Update: the above image is older, which has some folks on social media wondering
Stelantis was reported doing this with Jeep, and now they are doing it with Dodge too. You are confusing the issue because you are misremembering the facts.
3rd paragraph:
This isn’t the first time Stellantis has pulled this sort of stunt with popup ads, either. They already tried adding pop-up ads to Jeeps
This is just another example of the shitshow Stellantis has become! It's an unnecessary distraction that blocks the use of the screen until you close the message. This is bound to cause issues and probably even accidents.
The source of my assumptions is my mind, but sure, here you go.

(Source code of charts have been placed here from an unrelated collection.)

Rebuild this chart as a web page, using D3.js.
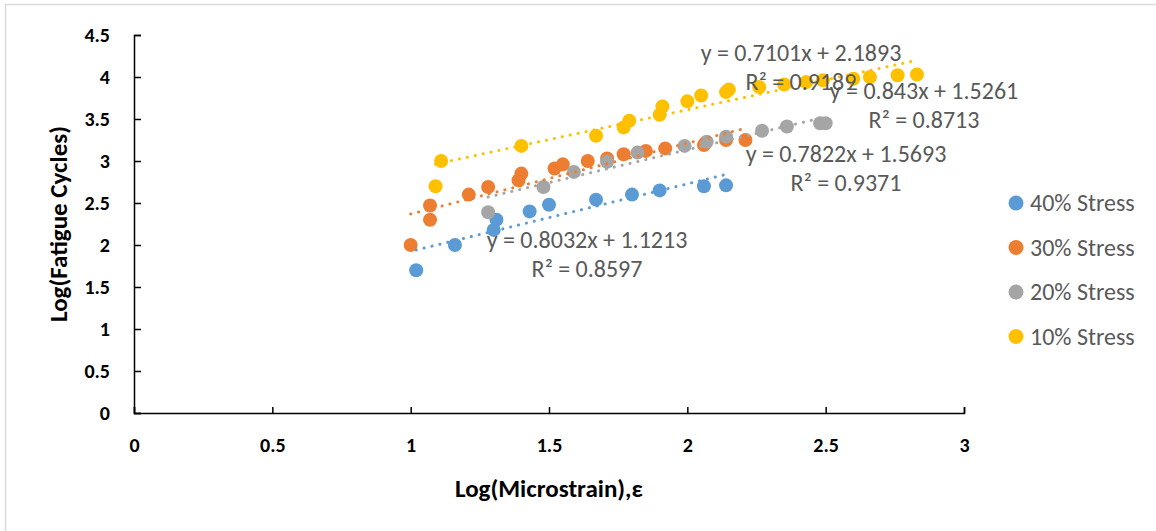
<!DOCTYPE html>
<html>
<head>
<meta charset="utf-8">
<script src="https://cdn.jsdelivr.net/npm/d3@7"></script>
<style>
  body { margin: 0; background: #fff; }
  svg { display: block; font-family: Calibri, Carlito, "Open Sans", sans-serif; }
</style>
</head>
<body>
<div id="chart"></div>
<script>
// series data
var names = ["40% Stress", "30% Stress", "20% Stress", "10% Stress"];
var colors = ["#5B9BD5", "#ED7D31", "#A5A5A5", "#FFC000"];

var x40 = [1.02, 1.16, 1.30, 1.31, 1.43, 1.50, 1.67, 1.80, 1.90, 2.06, 2.14];
var y40 = [1.70, 2.00, 2.18, 2.30, 2.40, 2.48, 2.54, 2.60, 2.65, 2.70, 2.71];

var x30 = [1.00, 1.07, 1.07, 1.21, 1.28, 1.39, 1.40, 1.52, 1.55, 1.64, 1.71, 1.77, 1.85, 1.92, 2.06, 2.14, 2.21];
var y30 = [2.00, 2.30, 2.47, 2.60, 2.69, 2.77, 2.85, 2.91, 2.96, 3.00, 3.03, 3.08, 3.12, 3.15, 3.19, 3.25, 3.25];

var x20 = [1.28, 1.48, 1.59, 1.71, 1.82, 1.99, 2.07, 2.14, 2.27, 2.36, 2.48, 2.50];
var y20 = [2.39, 2.69, 2.87, 2.99, 3.10, 3.18, 3.23, 3.29, 3.36, 3.41, 3.45, 3.45];

var x10 = [1.09, 1.11, 1.40, 1.67, 1.77, 1.79, 1.90, 1.91, 2.00, 2.05, 2.14, 2.15, 2.26, 2.35, 2.43, 2.49, 2.60, 2.66, 2.76, 2.83];
var y10 = [2.70, 3.00, 3.18, 3.30, 3.40, 3.48, 3.55, 3.65, 3.71, 3.78, 3.82, 3.85, 3.88, 3.91, 3.94, 3.96, 3.98, 4.00, 4.02, 4.03];

// linear trendlines shown on the chart
var slopes = [0.8032, 0.843, 0.7822, 0.7101];
var intercepts = [1.1213, 1.5261, 1.5693, 2.1893];
var eqLabels = ["y = 0.8032x + 1.1213", "y = 0.843x + 1.5261", "y = 0.7822x + 1.5693", "y = 0.7101x + 2.1893"];
var r2Labels = ["R\u00B2 = 0.8597", "R\u00B2 = 0.8713", "R\u00B2 = 0.9371", "R\u00B2 = 0.9189"];

var xTicks = [0, 0.5, 1, 1.5, 2, 2.5, 3];
var yTicks = [0, 0.5, 1, 1.5, 2, 2.5, 3, 3.5, 4, 4.5];

var xs = [x40, x30, x20, x10];
var ys = [y40, y30, y20, y10];

var width = 1156, height = 531;
var svg = d3.select("#chart").append("svg")
    .attr("width", width)
    .attr("height", height);

// chart border
svg.append("rect")
    .attr("x", 5.5).attr("y", 4.5)
    .attr("width", 1160).attr("height", 540)
    .attr("fill", "none")
    .attr("stroke", "#d9d9d9")
    .attr("stroke-width", 1.5);

var x = d3.scaleLinear().domain([0, 3]).range([134, 964]);
var y = d3.scaleLinear().domain([0, 4.5]).range([413, 35]);

var xAxis = svg.append("g")
    .attr("transform", "translate(0," + y(0) + ")")
    .call(d3.axisBottom(x).tickValues(xTicks).tickSize(-6).tickPadding(25)
        .tickFormat(d3.format("")));
var yAxis = svg.append("g")
    .attr("transform", "translate(" + x(0) + ",0)")
    .call(d3.axisLeft(y).tickValues(yTicks).tickSize(-7).tickPadding(24)
        .tickFormat(d3.format("")));

[xAxis, yAxis].forEach(function(ax){
    ax.select(".domain").attr("stroke", "#000").attr("stroke-width", 1.5);
    ax.selectAll(".tick line").attr("stroke", "#000").attr("stroke-width", 1.5);
    ax.selectAll(".tick text")
        .attr("fill", "#000")
        .style("font-family", "Calibri, Carlito, 'Open Sans', sans-serif")
        .style("font-weight", "bold")
        .style("font-size", "20px");
});

// axis titles
svg.append("text")
    .attr("x", (x(0) + x(3)) / 2)
    .attr("y", 497)
    .attr("text-anchor", "middle")
    .style("font-weight", "bold")
    .style("font-size", "25px")
    .text("Log(Microstrain),\u03B5");

svg.append("text")
    .attr("transform", "translate(67," + (y(0) + y(4.5)) / 2 + ") rotate(-90)")
    .attr("text-anchor", "middle")
    .style("font-weight", "bold")
    .style("font-size", "25px")
    .text("Log(Fatigue Cycles)");

// markers
var series = names.map(function(n, i){
    return {name: n, color: colors[i], pts: xs[i].map(function(v, j){ return [v, ys[i][j]]; }),
            m: slopes[i], b: intercepts[i]};
});

series.forEach(function(s){
    svg.append("g").selectAll("circle")
        .data(s.pts)
      .enter().append("circle")
        .attr("cx", function(d){ return x(d[0]); })
        .attr("cy", function(d){ return y(d[1]); })
        .attr("r", 7)
        .attr("fill", s.color);
});

// dotted trendlines over the markers
series.forEach(function(s){
    var x0 = d3.min(s.pts, function(d){ return d[0]; });
    var x1 = d3.max(s.pts, function(d){ return d[0]; });
    svg.append("line")
        .attr("x1", x(x0)).attr("y1", y(s.m * x0 + s.b))
        .attr("x2", x(x1)).attr("y2", y(s.m * x1 + s.b))
        .attr("stroke", s.color)
        .attr("stroke-width", 3)
        .attr("stroke-linecap", "round")
        .attr("stroke-dasharray", "0.1 8");
});

// equation labels (centre x, baseline of first line)
var labelPos = [[587, 248], [924, 99], [846, 162], [801, 61]];
labelPos.forEach(function(p, i){
    var g = svg.append("g")
        .attr("fill", "#595959")
        .style("font-size", "24px")
        .attr("text-anchor", "middle");
    g.append("text").attr("x", p[0]).attr("y", p[1]).text(eqLabels[i]);
    g.append("text").attr("x", p[0]).attr("y", p[1] + 28.5).text(r2Labels[i]);
});

// legend
var legend = svg.append("g").selectAll("g")
    .data(names)
  .enter().append("g")
    .attr("transform", function(d, i){ return "translate(1016," + (203 + i * 44.5) + ")"; });
legend.append("circle")
    .attr("r", 7.5)
    .attr("fill", function(d, i){ return colors[i]; });
legend.append("text")
    .attr("x", 14)
    .attr("dy", "0.35em")
    .attr("fill", "#595959")
    .style("font-size", "24px")
    .text(function(d){ return d; });
</script>
</body>
</html>
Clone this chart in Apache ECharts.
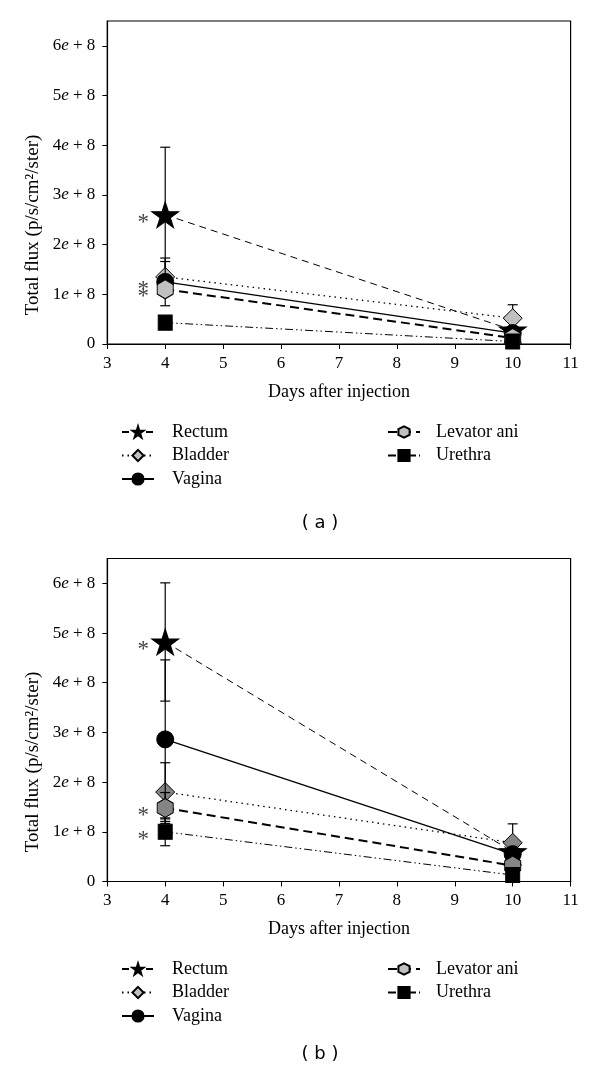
<!DOCTYPE html>
<html>
<head>
<meta charset="utf-8">
<script src="https://cdn.jsdelivr.net/npm/echarts@6/dist/echarts.min.js"></script>
<style>
html,body{margin:0;padding:0;background:#fff;}
#chart{width:600px;height:1075px;}
</style>
</head>
<body>
<div id="chart"></div>
<script>
// ---------- data ----------
const DAYS = [4, 10];
const X_TICKS = [3, 4, 5, 6, 7, 8, 9, 10, 11];
const Y_TICKS = [0, 1e8, 2e8, 3e8, 4e8, 5e8, 6e8];
const NAMES = ['Rectum', 'Bladder', 'Vagina', 'Levator ani', 'Urethra'];

// panel (a)
const A_RECTUM = [2.60e8, 0.28e8];
const A_RECTUM_ERR = [1.36e8, 0.05e8];
const A_BLADDER = [1.35e8, 0.52e8];
const A_BLADDER_ERR = [0.31e8, 0.27e8];
const A_VAGINA = [1.25e8, 0.22e8];
const A_VAGINA_ERR = [0.48e8, 0.05e8];
const A_LEVATOR = [1.10e8, 0.12e8];
const A_LEVATOR_ERR = [0.10e8, 0.04e8];
const A_URETHRA = [0.43e8, 0.05e8];
const A_URETHRA_ERR = [0.06e8, 0.02e8];
const A_STARRED = ['Rectum', 'Vagina', 'Levator ani'];

// panel (b)
const B_RECTUM = [4.82e8, 0.60e8];
const B_RECTUM_ERR = [1.19e8, 0.08e8];
const B_BLADDER = [1.80e8, 0.78e8];
const B_BLADDER_ERR = [0.59e8, 0.38e8];
const B_VAGINA = [2.86e8, 0.55e8];
const B_VAGINA_ERR = [1.60e8, 0.08e8];
const B_LEVATOR = [1.48e8, 0.32e8];
const B_LEVATOR_ERR = [0.31e8, 0.05e8];
const B_URETHRA = [1.00e8, 0.13e8];
const B_URETHRA_ERR = [0.28e8, 0.04e8];
const B_STARRED = ['Rectum', 'Levator ani', 'Urethra'];

// ---------- styles ----------
const SERIF = '"Liberation Serif", "DejaVu Serif", serif';
const STAR = 'path://M0,-1 L0.225,-0.309 L0.951,-0.309 L0.363,0.118 L0.588,0.809 L0,0.382 L-0.588,0.809 L-0.363,0.118 L-0.951,-0.309 L-0.225,-0.309 Z';
const HEX = 'path://M0,-1 L0.866,-0.5 L0.866,0.5 L0,1 L-0.866,0.5 L-0.866,-0.5 Z';

const STYLE = {
  'Rectum':      {symbol: STAR, size: [27, 26], line: {width: 1, type: [7, 5]}},
  'Bladder':     {symbol: 'diamond', size: [19, 19], line: {width: 1.3, type: [1.5, 4]}},
  'Vagina':      {symbol: 'circle', size: 17, line: {width: 1.4, type: 'solid'}},
  'Levator ani': {symbol: HEX, size: [16, 19], line: {width: 2, type: [9, 5]}},
  'Urethra':     {symbol: 'rect', size: [14, 15], line: {width: 1, type: [8, 3, 1.5, 3, 1.5, 3]}}
};
function fillFor(name, panel) {
  if (name === 'Bladder' || name === 'Levator ani') return panel === 0 ? '#c0c0c0' : '#858585';
  return '#000';
}

const PANELS = [
  {vals: [A_RECTUM, A_BLADDER, A_VAGINA, A_LEVATOR, A_URETHRA],
   errs: [A_RECTUM_ERR, A_BLADDER_ERR, A_VAGINA_ERR, A_LEVATOR_ERR, A_URETHRA_ERR],
   starred: A_STARRED},
  {vals: [B_RECTUM, B_BLADDER, B_VAGINA, B_LEVATOR, B_URETHRA],
   errs: [B_RECTUM_ERR, B_BLADDER_ERR, B_VAGINA_ERR, B_LEVATOR_ERR, B_URETHRA_ERR],
   starred: B_STARRED}
];

function renderErr(params, api) {
  const x = api.value(0), lo = api.value(1), hi = api.value(2);
  const t = api.coord([x, hi]), b = api.coord([x, lo]);
  const w = 5;
  const st = {stroke: '#000', lineWidth: 1.2};
  return {type: 'group', children: [
    {type: 'line', shape: {x1: t[0], y1: t[1], x2: b[0], y2: b[1]}, style: st},
    {type: 'line', shape: {x1: t[0] - w, y1: t[1], x2: t[0] + w, y2: t[1]}, style: st},
    {type: 'line', shape: {x1: b[0] - w, y1: b[1], x2: b[0] + w, y2: b[1]}, style: st}
  ]};
}

const series = [];
PANELS.forEach((p, pi) => {
  NAMES.forEach((name, si) => {
    const v = p.vals[si], e = p.errs[si], s = STYLE[name];
    series.push({
      type: 'custom', name: name + ' error', xAxisIndex: pi, yAxisIndex: pi,
      z: 2 + si * 2, renderItem: renderErr, silent: true,
      encode: {x: 0, y: [1, 2]},
      data: DAYS.map((d, i) => [d, Math.max(0, v[i] - e[i]), v[i] + e[i]])
    });
    series.push({
      type: 'line', name: name, xAxisIndex: pi, yAxisIndex: pi,
      z: 3 + si * 2, symbol: s.symbol, symbolSize: s.size, showAllSymbol: true,
      lineStyle: {color: '#000', width: s.line.width, type: s.line.type},
      itemStyle: {color: fillFor(name, pi), borderColor: '#000', borderWidth: 1},
      emphasis: {disabled: true}, animation: false,
      data: DAYS.map((d, i) => {
        const item = {value: [d, v[i]]};
        if (i === 0 && p.starred.indexOf(name) >= 0) {
          item.label = {show: true, formatter: '*', position: 'inside', offset: [-22, 8],
            color: '#444', fontSize: 23, fontFamily: SERIF};
        }
        return item;
      })
    });
  });
});

const GRID_TOPS = [21, 558.5];
function xAxis(i) {
  return {
    type: 'value', gridIndex: i, min: 3, max: 11, interval: 1,
    name: 'Days after injection', nameLocation: 'middle', nameGap: 39,
    nameTextStyle: {fontFamily: SERIF, fontSize: 18, color: '#000'},
    axisLine: {lineStyle: {color: '#000', width: 1.2}},
    axisTick: {inside: false, length: 5, lineStyle: {color: '#000'}, customValues: X_TICKS},
    axisLabel: {fontFamily: SERIF, fontSize: 17, color: '#000', margin: 11, customValues: X_TICKS},
    splitLine: {show: false}
  };
}
function yAxis(i) {
  return {
    type: 'value', gridIndex: i, min: 0, max: 6.5e8,
    axisLine: {show: true, lineStyle: {color: '#000', width: 1.2}},
    axisTick: {show: true, inside: false, length: 5, lineStyle: {color: '#000'}, customValues: Y_TICKS},
    axisLabel: {
      customValues: Y_TICKS, margin: 12, color: '#000',
      formatter: function (val) {
        if (val === 0) return '{n|0}';
        return '{n|' + Math.round(val / 1e8) + '}{e|e}{n| + 8}';
      },
      rich: {
        n: {fontFamily: SERIF, fontSize: 17, color: '#000'},
        e: {fontFamily: SERIF, fontSize: 17, fontStyle: 'italic', color: '#000'}
      }
    },
    splitLine: {show: false}
  };
}

const LEG_ROWS = [418, 955];
const legends = [];
LEG_ROWS.forEach(top => {
  const common = {
    orient: 'vertical', top: top, itemWidth: 32, itemHeight: 14, itemGap: 5.5,
    selectedMode: false,
    textStyle: {fontFamily: SERIF, fontSize: 18, color: '#000', lineHeight: 14, padding: [0, 0, 0, 13]}
  };
  legends.push(Object.assign({}, common, {left: 116, data: ['Rectum', 'Bladder', 'Vagina']}));
  legends.push(Object.assign({}, common, {left: 382, data: ['Levator ani', 'Urethra'],
    textStyle: Object.assign({}, common.textStyle, {padding: [0, 0, 0, 11]})}));
});

const option = {
  animation: false,
  backgroundColor: '#fff',
  grid: GRID_TOPS.map(t => ({left: 107.3, top: t, width: 463.3, height: 323,
    show: true, borderColor: '#000', borderWidth: 1.2, backgroundColor: 'transparent'})),
  xAxis: [xAxis(0), xAxis(1)],
  yAxis: [yAxis(0), yAxis(1)],
  legend: legends,
  graphic: [
    {type: 'text', x: 33, y: 225, rotation: Math.PI / 2, style: {text: 'Total flux (p/s/cm²/ster)',
      fontFamily: SERIF, fontSize: 19, fill: '#000', align: 'center', verticalAlign: 'middle'}},
    {type: 'text', x: 33, y: 762, rotation: Math.PI / 2, style: {text: 'Total flux (p/s/cm²/ster)',
      fontFamily: SERIF, fontSize: 19, fill: '#000', align: 'center', verticalAlign: 'middle'}},
    {type: 'text', x: 320, y: 523, style: {text: '( a )', fontFamily: '"DejaVu Sans", sans-serif',
      fontSize: 18, fill: '#000', align: 'center', verticalAlign: 'middle'}},
    {type: 'text', x: 320, y: 1054, style: {text: '( b )', fontFamily: '"DejaVu Sans", sans-serif',
      fontSize: 18, fill: '#000', align: 'center', verticalAlign: 'middle'}}
  ],
  series: series
};

const chart = echarts.init(document.getElementById('chart'), null, {renderer: 'canvas'});
chart.setOption(option);
</script>
</body>
</html>
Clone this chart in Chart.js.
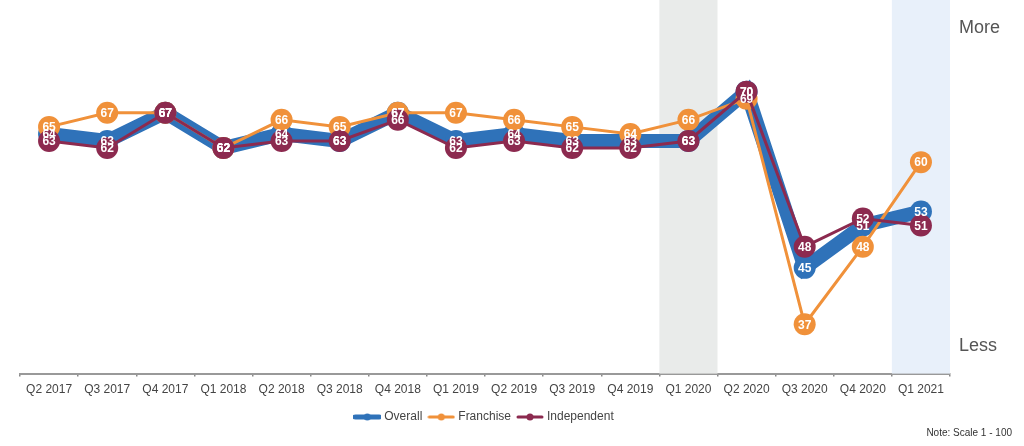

A Stellantis spokesperson told Fortune in a statement that “a temporary software glitch affected the ability to instantly opt out in a few isolated cases, though instant opt-out is the standard for all our in-vehicle messages. Our team had already identified and corrected the error, and we are following up directly with the customer to ensure the matter is fully resolved.”
The ad was most likely supposed to be shown once. Not literally every single time the car stops at traffic lights. Car companies may be stupid, but not this stupid.
Absolutely not. The "I'd deal with it if I get [nice thing] for less" mindset is the entire reason we're in this situation to begin with. Companies see that people will put up with it, realize data collection from that is where the real money is made, then it leaches into everything else.